N’allez pas croire que le film m’ait déplu pour autant, loin s’en faut. Même ce coup de poing polémique dans la tête du requin qui finalement à mes yeux, est parfaitement fidèle à l’esprit du jeu d’origine... Angelina Jolie s’en sort encore mieux dans le rôle de Lara puisque celui-ci est plus riche, multiplie les tenues et les attitudes : ici, Lara n’est pas que "chagasse". Elle est tour à tour fragile, belle, agressive, impériale (Kazakhstan toujours...). Les scènes d’action manquent d’originalité il est vrai (il y a tout de même quelques très belles choses au milieu de l’influence MI:2), mais s’enchaînent suffisamment bien pour que l’on n’ait pas le temps de leur reprocher quoique ce soit de fondamentalement gênant puisqu’elles nous divertissent. Simon Yam et Terence Yin font des guest-stars sympathiques, Gerard Butler est un compagnon plus qu’acceptable pour notre héroïne et les paysages comme toujours, sont exceptionnels. Tenez, il y a même une girafe gigantesque, magnifique, qui traverse l’écran dans la dernière partie du film, avis aux amateurs.
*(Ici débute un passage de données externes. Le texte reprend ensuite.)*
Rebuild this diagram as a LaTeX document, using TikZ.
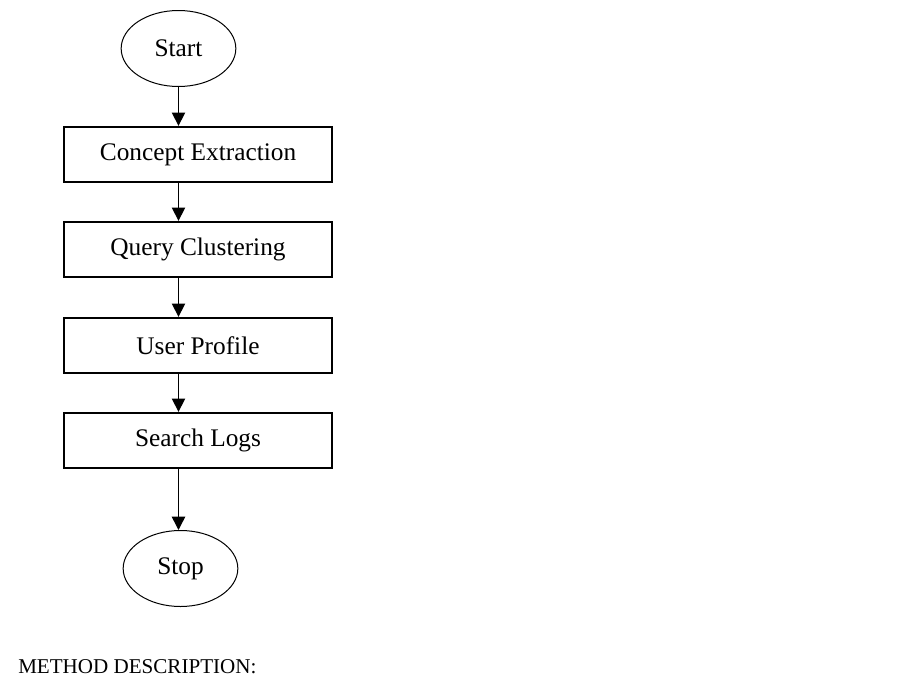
\documentclass[tikz,border=0pt]{standalone}
\usepackage{fontspec}
\setmainfont{Liberation Serif}
\usepackage{tikz}
\usetikzlibrary{positioning,arrows.meta,shapes.geometric}

\begin{document}
\begin{tikzpicture}[x=0.75pt, y=-0.75pt,
  every node/.style={font=\fontsize{19}{22}\selectfont},
  box/.style={draw, line width=1.5pt, minimum width=201pt, minimum height=41.5pt, inner sep=0pt, align=center},
  term/.style={draw, ellipse, line width=0.75pt, minimum width=86pt, minimum height=57pt, inner sep=0pt},
  arrow/.style={draw, line width=1.1pt, -{Triangle[length=10pt, width=10pt]}},
  caption/.style={font=\fontsize{15.8}{18}\selectfont, anchor=base west, inner sep=0pt}]
  \useasboundingbox (0,0) rectangle (897,693);

  \node[term] (start) at (178.5,48.5) {Start};
  \node[box] (concept) at (198,154.5) {Concept Extraction};
  \node[box] (query) at (198,249.5) {Query Clustering};
  \node[box] (profile) at (198,345.5) {User Profile};
  \node[box] (logs) at (198,440.5) {Search Logs};
  \node[term] (stop) at (180.5,568.5) {Stop};

  \coordinate (axis) at (178.5,0);
  \draw[arrow] (start) -- (start |- concept.north);
  \draw[arrow] (concept.south -| axis) -- (query.north -| axis);
  \draw[arrow] (query.south -| axis) -- (profile.north -| axis);
  \draw[arrow] (profile.south -| axis) -- (logs.north -| axis);
  \draw[arrow] (logs.south -| axis) -- (stop.north -| axis);

  \node[caption] (method) at (18,673) {METHOD DESCRIPTION:};
\end{tikzpicture}
\end{document}
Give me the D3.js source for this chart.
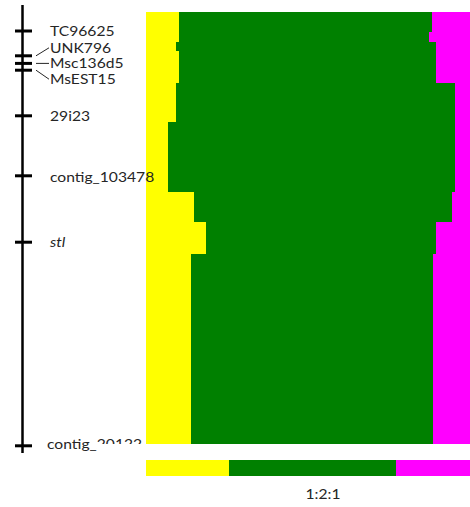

Si on fait le compte au final, cet épisode possède ses défauts techniques certes, mais il parvient à divertir, à faire voyager, à effrayer, à surprendre et bien sûr à charmer le spectateur. Comprenez bien que, dans ce cas comme dans celui du premier film, il n’est aucunement question de crier au chef-d’œuvre. Ce diptyque de Lara Croft cependant, remplit haut la main le contrat de plaisir qu’il se fixe sans prétention, aussi je ne comprends pas - et ne comprendrais jamais, n’oubliez pas que j’ai apprécié La Sirène rouge ! - l’acharnement dont il fait l’objet. Quand on voit ce que les spectateurs sont capables d’entraîner au sommet du box-office, à l’image d’aventures automobiles léthargiques, entre Marseille et Paris... A bon entendeur... VIVA LARA !
Le premier opus est disponible en DVD dans toutes les zones du globe, dans une édition à l’image et au son superbes ; accompagnés d’une floppée de suppléments certes promotionnels, mais montrant au moins le travail physique d’Angelina Jolie au cours de la production.
Lara Croft Tomb Raider le Berceau de la Vie est sorti sur les écrans français le 20 août 2003.